Name’s Artificial Lure, checking in with your Yellowstone River fishing report from a local’s angle.
We’re locked in full winter mode now, but the river’s still giving up fish if you time it right. According to Sweetwater Fly Shop’s December 27 Yellowstone report, flows near Livingston have come up a bit and are running just under 4,000 CFS with water temps right around 40 degrees. Trout are dug into **deep, slow winter holes**—soft edges, tailouts, and inside bends are the ticket.
Weather-wise, the Livingston stretch is seeing seasonable cold: mornings well below freezing, climbing into the 20s and low 30s with light wind and a mix of sun and high clouds. That lines up with Montana Outdoor’s late-December roundup, which says the productive window is a short **midday bite** during the warmest few hours. Figure your best fishing roughly from late morning through midafternoon. Sunrise is right around 8 a.m., sunset near 4:40 p.m., so you don’t need to be the first truck at the ramp to do well.
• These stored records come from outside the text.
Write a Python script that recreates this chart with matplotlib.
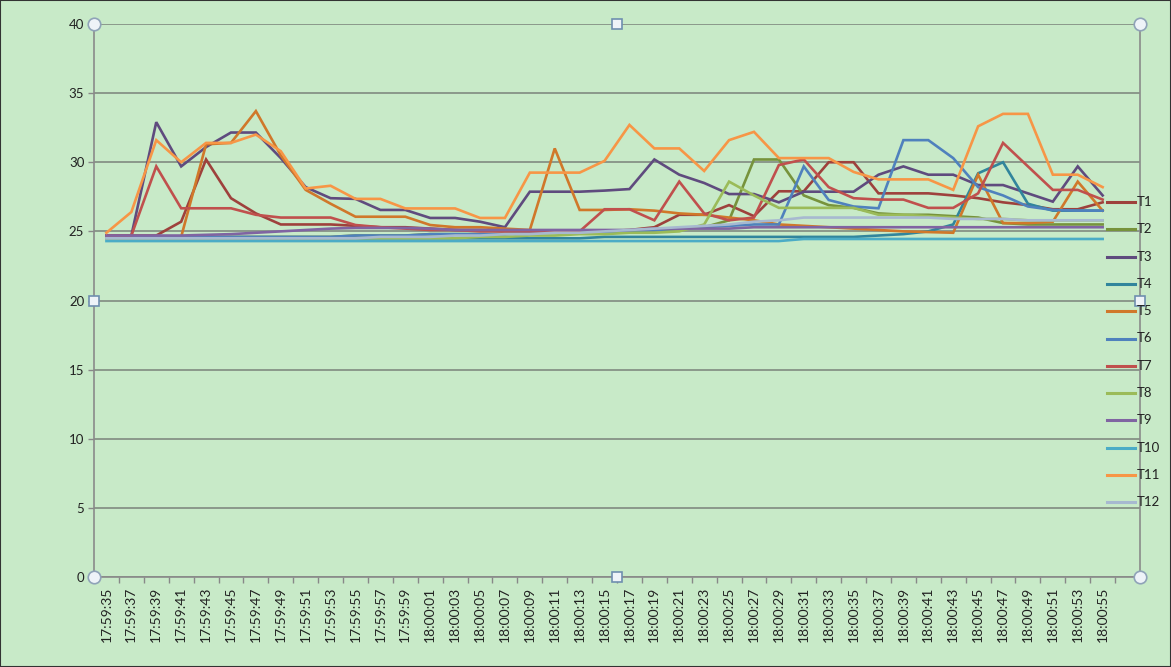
import numpy as np
import matplotlib
matplotlib.use("Agg")
import matplotlib.pyplot as plt
from matplotlib.lines import Line2D
from matplotlib.patches import Rectangle

# ---------------- data ----------------
times = ["17:59:35", "17:59:37", "17:59:39", "17:59:41", "17:59:43", "17:59:45",
         "17:59:47", "17:59:49", "17:59:51", "17:59:53", "17:59:55", "17:59:57",
         "17:59:59", "18:00:01", "18:00:03", "18:00:05", "18:00:07", "18:00:09",
         "18:00:11", "18:00:13", "18:00:15", "18:00:17", "18:00:19", "18:00:21",
         "18:00:23", "18:00:25", "18:00:27", "18:00:29", "18:00:31", "18:00:33",
         "18:00:35", "18:00:37", "18:00:39", "18:00:41", "18:00:43", "18:00:45",
         "18:00:47", "18:00:49", "18:00:51", "18:00:53", "18:00:55", ""]

T1 = [24.7, 24.7, 24.7, 25.7, 30.2, 27.4, 26.3, 25.5, 25.5, 25.5, 25.4, 25.3, 25.3, 25.2,
      25.1, 25.1, 25.0, 25.0, 25.0, 25.0, 25.0, 25.1, 25.3, 26.2, 26.2, 26.9, 26.1, 27.9,
      27.9, 30.0, 30.0, 27.75, 27.75, 27.75, 27.6, 27.4, 27.1, 26.9, 26.6, 26.6, 27.1]
T2 = [24.6, 24.6, 24.6, 24.6, 24.6, 24.6, 24.6, 24.6, 24.6, 24.6, 24.7, 24.7, 24.7, 24.8,
      24.8, 24.8, 24.8, 24.9, 24.9, 24.9, 24.9, 25.0, 25.1, 25.2, 25.3, 25.8, 30.2, 30.2,
      27.6, 26.9, 26.7, 26.3, 26.2, 26.2, 26.1, 26.0, 25.6, 25.5, 25.5, 25.5, 25.5]
T3 = [24.7, 24.7, 32.9, 29.7, 31.1, 32.15, 32.15, 30.3, 28.2, 27.4, 27.35, 26.55, 26.55, 25.97,
      25.97, 25.7, 25.3, 27.87, 27.87, 27.87, 27.95, 28.06, 30.2, 29.1, 28.5, 27.7, 27.7, 27.1,
      27.87, 27.87, 27.87, 29.1, 29.7, 29.1, 29.1, 28.35, 28.35, 27.75, 27.15, 29.7, 27.6]
T4 = [24.5, 24.5, 24.5, 24.5, 24.5, 24.5, 24.5, 24.5, 24.5, 24.5, 24.5, 24.5, 24.5, 24.5,
      24.5, 24.5, 24.5, 24.5, 24.5, 24.5, 24.6, 24.6, 24.6, 24.6, 24.6, 24.6, 24.6, 24.6,
      24.6, 24.6, 24.6, 24.7, 24.8, 25.0, 25.5, 29.2, 30.0, 27.0, 26.5, 26.5, 26.5]
T5 = [24.6, 24.6, 24.6, 24.6, 31.3, 31.4, 33.7, 30.5, 28.0, 27.0, 26.06, 26.06, 26.06, 25.46,
      25.3, 25.3, 25.2, 25.1, 31.0, 26.55, 26.55, 26.6, 26.5, 26.3, 26.2, 26.0, 25.8, 25.5,
      25.4, 25.3, 25.2, 25.1, 25.0, 24.95, 24.9, 29.1, 25.6, 25.6, 25.7, 28.6, 26.5]
T6 = [24.6, 24.6, 24.6, 24.6, 24.6, 24.6, 24.6, 24.6, 24.6, 24.6, 24.7, 24.7, 24.7, 24.8,
      24.8, 24.8, 24.8, 24.9, 24.9, 24.9, 24.9, 25.0, 25.1, 25.2, 25.3, 25.4, 25.5, 25.5,
      29.7, 27.27, 26.8, 26.67, 31.6, 31.6, 30.3, 28.2, 27.6, 26.8, 26.55, 26.5, 26.5]
T7 = [24.7, 24.7, 29.7, 26.67, 26.67, 26.67, 26.2, 26.0, 26.0, 26.0, 25.46, 25.3, 25.2, 25.1,
      25.1, 25.0, 25.0, 25.0, 25.0, 25.0, 26.6, 26.6, 25.8, 28.6, 26.3, 25.8, 26.0, 29.8,
      30.2, 28.2, 27.4, 27.3, 27.3, 26.7, 26.7, 27.75, 31.4, 29.7, 28.0, 28.0, 27.3]
T8 = [24.5, 24.5, 24.5, 24.5, 24.5, 24.5, 24.5, 24.5, 24.5, 24.5, 24.5, 24.5, 24.5, 24.5,
      24.5, 24.6, 24.6, 24.7, 24.7, 24.8, 24.8, 24.9, 24.9, 25.0, 25.5, 28.6, 27.6, 26.7,
      26.7, 26.7, 26.7, 26.2, 26.2, 26.1, 26.0, 25.9, 25.9, 25.8, 25.8, 25.8, 25.8]
T9 = [24.7, 24.7, 24.7, 24.7, 24.75, 24.8, 24.9, 25.0, 25.1, 25.2, 25.25, 25.25, 25.25, 25.2,
      25.1, 25.1, 25.1, 25.1, 25.1, 25.1, 25.1, 25.1, 25.2, 25.2, 25.2, 25.2, 25.3, 25.3,
      25.3, 25.3, 25.3, 25.3, 25.3, 25.3, 25.3, 25.3, 25.3, 25.3, 25.3, 25.3, 25.3]
T10 = [24.3, 24.3, 24.3, 24.3, 24.3, 24.3, 24.3, 24.3, 24.3, 24.3, 24.3, 24.3, 24.3, 24.3,
       24.3, 24.3, 24.3, 24.3, 24.3, 24.3, 24.3, 24.3, 24.3, 24.3, 24.3, 24.3, 24.3, 24.3,
       24.45, 24.45, 24.45, 24.45, 24.45, 24.45, 24.45, 24.45, 24.45, 24.45, 24.45, 24.45, 24.45]
T11 = [24.9, 26.4, 31.6, 30.0, 31.4, 31.4, 32.0, 30.8, 28.1, 28.3, 27.35, 27.35, 26.66, 26.66,
       26.66, 25.97, 25.97, 29.25, 29.25, 29.25, 30.1, 32.7, 31.0, 31.0, 29.37, 31.6, 32.2, 30.3,
       30.3, 30.3, 29.3, 28.76, 28.76, 28.76, 28.0, 32.6, 33.5, 33.5, 29.1, 29.1, 28.2]
T12 = [24.5, 24.5, 24.5, 24.5, 24.5, 24.5, 24.5, 24.5, 24.5, 24.5, 24.5, 24.6, 24.6, 24.6,
       24.7, 24.7, 24.8, 24.8, 24.9, 24.9, 25.0, 25.1, 25.2, 25.3, 25.4, 25.5, 25.7, 25.8,
       26.0, 26.0, 26.0, 26.0, 26.0, 26.0, 25.9, 25.9, 25.9, 25.8, 25.8, 25.8, 25.8]

series_names = ["T1", "T2", "T3", "T4", "T5", "T6", "T7", "T8", "T9", "T10", "T11", "T12"]
series_values = [T1, T2, T3, T4, T5, T6, T7, T8, T9, T10, T11, T12]
colors = ["#9E413C", "#77933C", "#5F4B7E", "#31859C", "#D0782A", "#4F81BD",
          "#C0504D", "#9BBB59", "#8064A2", "#4BACC6", "#F79646", "#A7B9D0"]

# ---------------- figure ----------------
W, H = 1171, 667
bg = "#C8EAC8"
plt.rcParams["font.family"] = ["Lato", "DejaVu Sans"]
fig = plt.figure(figsize=(W / 100, H / 100), dpi=100, facecolor=bg)

x0, x1, ytop, ybot = 94, 1140, 24, 577
ax = fig.add_axes([x0 / W, 1 - ybot / H, (x1 - x0) / W, (ybot - ytop) / H])
ax.set_facecolor(bg)

xs = np.arange(len(times))
for name, vals, c in zip(series_names, series_values, colors):
    ax.plot(xs[:len(vals)], vals, color=c, lw=1.9, solid_joinstyle="miter", label=name, zorder=3)

ax.set_xlim(-0.5, len(times) - 0.5)
ax.set_ylim(0, 40)
ax.set_yticks(np.arange(0, 41, 5))
ax.yaxis.grid(True, color="#808A80", lw=1.2)
ax.set_axisbelow(True)
ax.tick_params(axis="y", length=4, width=1, color="#888888", labelsize=9.5,
               labelcolor="#222222", pad=3)

ax.set_xticks(xs)
ax.set_xticklabels(times, rotation=90, fontsize=10, color="#222222", va="top")
ax.tick_params(axis="x", which="major", length=0, pad=7)
ax.set_xticks(np.arange(-0.5, len(times), 1.0), minor=True)
ax.tick_params(axis="x", which="minor", length=4, width=1, color="#888888")

for side in ["left", "right", "bottom"]:
    ax.spines[side].set_color("#8A8A8A")
    ax.spines[side].set_linewidth(1.2)
ax.spines["top"].set_visible(False)

# selection handles of the plot area
for (hx, hy) in [(0, 1), (1, 1), (0, 0), (1, 0)]:
    ax.plot([hx], [hy], marker="o", ms=9, mfc="#EEF3F8", mec="#8FA3B8", mew=1.2,
            transform=ax.transAxes, clip_on=False, zorder=6)
for (hx, hy) in [(0.5, 1), (0, 0.5), (1, 0.5), (0.5, 0)]:
    ax.plot([hx], [hy], marker="s", ms=6.5, mfc="#EEF3F8", mec="#6F8FAF", mew=1.2,
            transform=ax.transAxes, clip_on=False, zorder=6)

# legend (Excel-style, drawn at right, overlapping plot edge)
leg_y0, leg_dy = 202, 27.3
for i, (name, c) in enumerate(zip(series_names, colors)):
    yy = 1 - (leg_y0 + i * leg_dy) / H
    fig.add_artist(Line2D([1107 / W, 1135 / W], [yy, yy], color=c, lw=2.2,
                          transform=fig.transFigure, zorder=7))
    fig.text(1137 / W, yy, name, fontsize=9.5, color="#222222", va="center", ha="left",
             zorder=7)

# outer border
fig.add_artist(Rectangle((0, 0), 1, 1, transform=fig.transFigure, fill=False,
                         edgecolor="#333333", lw=1.5))

fig.savefig("out.png", dpi=100, facecolor=bg)
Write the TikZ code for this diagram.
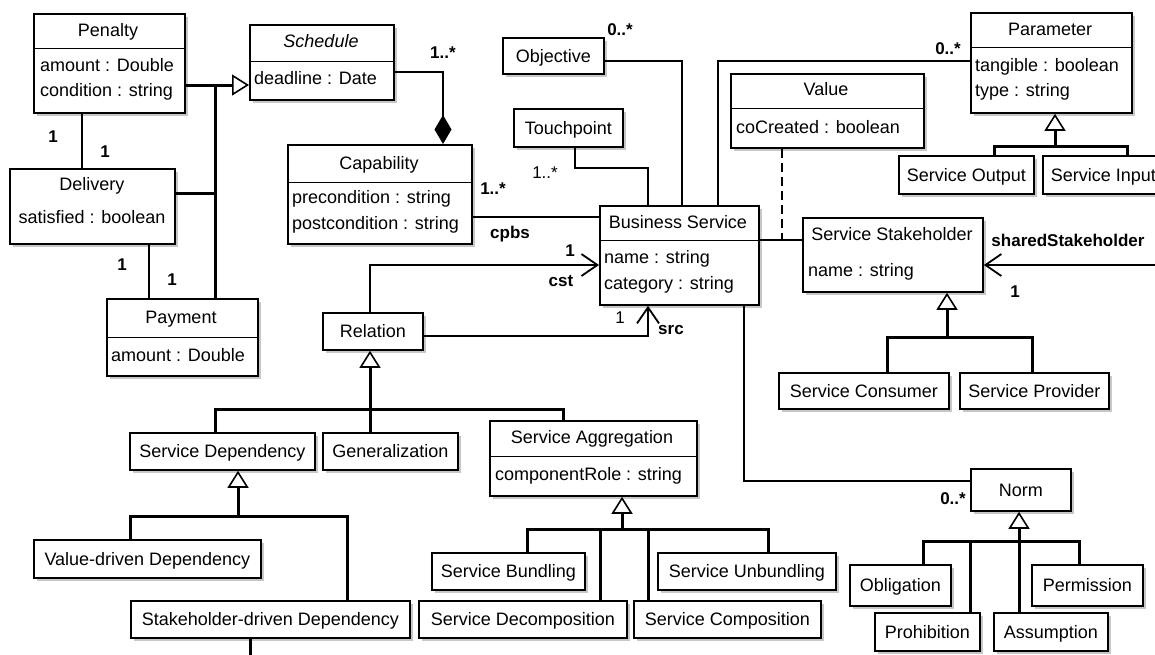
\documentclass[tikz,border=0pt]{standalone}
\usepackage{fontspec}
\setmainfont{Liberation Sans}
\usetikzlibrary{arrows.meta,shadows}

\tikzset{
  cls/.style={draw, line width=1.8pt, fill=white, inner sep=0pt, anchor=north west,
    text height=13pt, text depth=0pt,
    drop shadow={shadow xshift=3pt, shadow yshift=-3pt, fill=black!22, opacity=1}},
  ttl/.style={inner sep=0pt, text height=13pt, text depth=0pt},
  attr/.style={ttl, anchor=west},
  mult/.style={inner sep=0pt, font=\fontsize{17}{20}\selectfont\bfseries},
  multr/.style={inner sep=0pt, font=\fontsize{17}{20}\selectfont},
  sepline/.style={line width=0.9pt},
  tree/.style={line width=3pt},
  assoc/.style={line width=2.8pt},
  link/.style={line width=2pt},
  gen/.style={-{Triangle[open, length=17pt, width=21pt, line width=1.6pt]}},
  nav/.style={-{Straight Barb[length=16pt, width=22pt, line width=1.8pt]}},
}

\begin{document}
\begin{tikzpicture}[x=1pt, y=-1pt, font=\fontsize{18}{21}\selectfont]
%\draw [help lines, step=50] (0,0) grid (1155,654);
\useasboundingbox (0,0) rectangle (1155,654);
\clip (0,0) rectangle (1155,654);

% classes, left part
\node [cls, minimum width=151, minimum height=99] (pen) at (33,13) {};
\node [ttl] (pent) at (108,30) {Penalty};
\draw [sepline] (pen.west |- 0,48) -- (pen.east |- 0,48);
\node [attr] (pena1) at (40,65) {amount : Double};
\node [attr] (pena2) at (40,90) {condition : string};

\node [cls, minimum width=144, minimum height=75] (sch) at (249,24) {};
\node [ttl] (scht) at (321,41) {\itshape Schedule};
\draw [sepline] (sch.west |- 0,61) -- (sch.east |- 0,61);
\node [attr] (scha1) at (254,78) {deadline : Date};

\node [cls, minimum width=165, minimum height=75] (del) at (9,168) {};
\node [ttl] (delt) at (92,184) {Delivery};
\node [ttl] (dela1) at (92,217) {satisfied : boolean};

\node [cls, minimum width=151, minimum height=77] (pay) at (106,298) {};
\node [ttl] (payt) at (181,317) {Payment};
\draw [sepline] (pay.west |- 0,337) -- (pay.east |- 0,337);
\node [attr] (paya1) at (111,355) {amount : Double};

\node [cls, minimum width=184, minimum height=99] (cap) at (287,144) {};
\node [ttl] (capt) at (379,163) {Capability};
\draw [sepline] (cap.west |- 0,182) -- (cap.east |- 0,182);
\node [attr] (capa1) at (292,197) {precondition : string};
\node [attr] (capa2) at (292,223) {postcondition : string};

% middle
\node [cls, minimum width=101, minimum height=36] (obj) at (502,37) {Objective};
\node [cls, minimum width=109, minimum height=38] (tch) at (513,108) {Touchpoint};

\node [cls, minimum width=159, minimum height=99] (bs) at (599,205) {};
\node [ttl] (bst) at (678,222) {Business Service};
\draw [sepline] (bs.west |- 0,240) -- (bs.east |- 0,240);
\node [attr] (bsa1) at (604,257) {name : string};
\node [attr] (bsa2) at (604,283) {category : string};

\node [cls, minimum width=193, minimum height=74] (val) at (730,73) {};
\node [ttl] (valt) at (826,89) {Value};
\draw [sepline] (val.west |- 0,108) -- (val.east |- 0,108);
\node [attr] (vala1) at (736,127) {coCreated : boolean};

% right part
\node [cls, minimum width=161, minimum height=100] (par) at (970,12) {};
\node [ttl] (part) at (1050,29) {Parameter};
\draw [sepline] (par.west |- 0,47) -- (par.east |- 0,47);
\node [attr] (para1) at (975,65) {tangible : boolean};
\node [attr] (para2) at (975,90) {type : string};

\node [cls, minimum width=135, minimum height=38] (sout) at (898,155) {Service Output};
\node [cls, minimum width=121, minimum height=38] (sin) at (1042,155) {Service Input};

\node [cls, minimum width=180, minimum height=74] (stk) at (802,217) {};
\node [ttl] (stkt) at (892,234) {Service Stakeholder};
\node [attr] (stka1) at (808,270) {name : string};

\node [cls, minimum width=170, minimum height=36] (scon) at (778,372) {Service Consumer};
\node [cls, minimum width=149, minimum height=36] (sprov) at (959,372) {Service Provider};

% relations
\node [cls, minimum width=100, minimum height=37] (rel) at (322,312) {Relation};
\node [cls, minimum width=185, minimum height=37] (sdep) at (129,432) {Service Dependency};
\node [cls, minimum width=135, minimum height=37] (gnr) at (322,432) {Generalization};

\node [cls, minimum width=207, minimum height=75] (sagg) at (489,420) {};
\node [ttl] (saggt) at (592,437) {Service Aggregation};
\draw [sepline] (sagg.west |- 0,456) -- (sagg.east |- 0,456);
\node [attr] (sagga1) at (495,474) {componentRole : string};

\node [cls, minimum width=227, minimum height=38] (vdd) at (33,539) {Value-driven Dependency};
\node [cls, minimum width=279, minimum height=37] (sdd) at (130,600) {Stakeholder-driven Dependency};

\node [cls, minimum width=153, minimum height=37] (sbun) at (431,552) {Service Bundling};
\node [cls, minimum width=178, minimum height=37] (sunb) at (657,552) {Service Unbundling};
\node [cls, minimum width=208, minimum height=37] (sdec) at (418,600) {Service Decomposition};
\node [cls, minimum width=187, minimum height=37] (scom) at (633,600) {Service Composition};

% norms
\node [cls, minimum width=100, minimum height=42] (norm) at (970,468) {Norm};
\node [cls, minimum width=101, minimum height=41] (obl) at (849,564) {Obligation};
\node [cls, minimum width=111, minimum height=41] (perm) at (1031,564) {Permission};
\node [cls, minimum width=105, minimum height=38] (proh) at (874,612) {Prohibition};
\node [cls, minimum width=114, minimum height=38] (assm) at (993,612) {Assumption};

% penalty, delivery, payment
\draw [tree, gen] (pen.east |- 0,85) -- (sch.west |- 0,85);
\draw [tree] (del.east |- 0,193) -- (215,193);
\draw [tree] (215,85) -- (pay.north -| 215,0);
\draw [assoc] (pen.south -| 82,0) -- (del.north -| 82,0);
\draw [assoc] (del.south -| 149,0) -- (pay.north -| 149,0);
\node [mult] (lpd1) at (53,137) {1};
\node [mult] (lpd2) at (105,152) {1};
\node [mult] (ldp1) at (122,265) {1};
\node [mult] (ldp2) at (172,280) {1};

\draw [assoc, {Diamond[length=29pt, width=17pt]}-] (cap.north -| 443,0) |- (sch.east |- 0,72);
\node [mult] (lcmp) at (443,53) {1..*};

% business service links
\draw [assoc] (obj.east |- 0,61) -| (bs.north -| 682,0);
\node [mult] (lobj) at (620,30) {0..*};
\draw [assoc] (tch.south -| 575,0) |- (648,168) -- (bs.north -| 648,0);
\node [multr] (ltch) at (545,173) {1..*};
\draw [assoc] (bs.north -| 718,0) |- (par.west |- 0,61);
\node [mult] (lpar) at (948,49) {0..*};

\draw [link] (cap.east |- 0,217) -- (bs.west |- 0,217);
\node [mult] (lcap) at (493,189) {1..*};
\node [mult] (lcpbs) at (510,234) {cpbs};

\draw [link, nav] (rel.north -| 370,0) |- (bs.west |- 0,265);
\node [mult] (lcst1) at (570,251) {1};
\node [mult] (lcst) at (561,281) {cst};
\draw [link, nav] (rel.east |- 0,336) -| (bs.south -| 648,0);
\node [multr] (lsrc1) at (620,318) {1};
\node [mult] (lsrc) at (671,330) {src};

\draw [link] (bs.east |- 0,240) -- (stk.west |- 0,240);
\coordinate (ac) at (782,240);
\draw [assoc, dash pattern=on 9pt off 5pt] (val.south -| ac) -- (ac);

\coordinate (shr) at (1165,265);
\draw [link, nav] (shr) -- (stk.east |- 0,265);
\node [mult] (lshr) at (1068,240) {sharedStakeholder};
\node [mult] (lshr1) at (1015,292) {1};

\draw [link] (bs.south -| 744,0) |- (norm.west |- 0,481);
\node [mult] (lnorm) at (953,499) {0..*};

% generalizations
\draw [tree, gen] (1055,146) -- (par.south -| 1055,0);
\draw [tree] (sout.north -| 994,0) |- (1055,146) -| (sin.north -| 1127,0);

\draw [tree, gen] (947,337) -- (stk.south -| 947,0);
\draw [tree] (scon.north -| 887,0) |- (947,337) -| (sprov.north -| 1032,0);

\draw [tree, gen] (370,409) -- (rel.south -| 370,0);
\draw [tree] (sdep.north -| 215,0) |- (370,409) -| (sagg.north -| 563,0);
\draw [tree] (gnr.north -| 370,0) -- (370,409);

\draw [tree, gen] (238,516) -- (sdep.south -| 238,0);
\draw [tree] (vdd.north -| 130,0) |- (238,516) -| (sdd.north -| 347,0);
\draw [tree] (sdd.south -| 250,0) -- (250,660);

\draw [tree, gen] (622,529) -- (sagg.south -| 622,0);
\draw [tree] (sbun.north -| 527,0) |- (622,529) -| (sunb.north -| 768,0);
\draw [tree] (sdec.north -| 600,0) -- (600,529);
\draw [tree] (scom.north -| 648,0) -- (648,529);

\draw [tree, gen] (assm.north -| 1019,0) -- (norm.south -| 1019,0);
\draw [tree] (obl.north -| 923,0) |- (1019,541) -| (perm.north -| 1079,0);
\draw [tree] (proh.north -| 970,0) -- (970,541);
\end{tikzpicture}
\end{document}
No tides to worry about on this freestone—that’s an ocean problem, not a Yellowstone one—but pressure does matter. We’ve had a run of low, steady barometric pressure and slightly warmer days, and Sweetwater notes it’s made for “excellent” fishing in Paradise Valley and the spring creeks.
Fish activity has been classic winter: fewer risers, more fish glued to the bottom but willing to eat small stuff all day if you put it in their face. Reports from the last week have been solid numbers of **browns, rainbows, and whitefish**, mostly 12–18 inches, with an occasional bigger brown pushing past 20 for folks who stick with it. Most of those fish came on nymphs; streamer grabs are there, just not fast and furious.
Best producers right now:
- **Nymphs:** Pat’s Rubber Legs (#8–10), jigged CDC Prince (#12), Pheasant Tail (#10–18), Lightning Bug, beadhead 20-Incher, Frenchie, Psycho Prince, small baetis and midge nymphs. Sweetwater’s winter rigs—egg-sucking sow bug or scud trailed by a midge—have been putting up “good and sometimes great” numbers.
- **Midges/baetis:** Zebra Midges (red, black, olive, #18–22), tiny baetis like Darth Baetis and Sawyer PT, plus Cheeseman-style emergers.
- **Streamers:** Slower but still worth a swing. Baby Gonga, Double Gonga, Sculpzilla, Sparkle Minnow, and simple buggers in **black, olive, white, or yellow**. Use a sink tip, mend hard, and let that fly **swing slow and deep**.
For bait anglers on legal sections, think small and subtle: pieces of nightcrawler drifted deep under a sensitive indicator, or single salmon eggs with just enough weight to tick bottom. But most of this stretch is fished like a true trout river—light tippet, small flies, careful drifts.
Couple local hot spots to consider:
- **Paradise Valley, Pine Creek to Carter’s Bridge:** Classic winter water with deep ledges and long glides. Walk the bank, look for that greenish, walking-speed seam, and work it methodically.
- **Town stretch near Livingston:** Those deeper inside bends and bridge pools have been kicking out steady rainbows and whitefish for folks nymphing Pat’s-and-a-midge rigs.
Key tips from around here:
- Use a **sensitive indicator**—bites have been subtle, often just a tiny pause or slide.
- Shorten up: tight, controlled drifts right on the bottom out-fish long hero casts this time of year.
- Don’t rush the day. Let things warm a touch, then fish slowly and thoroughly.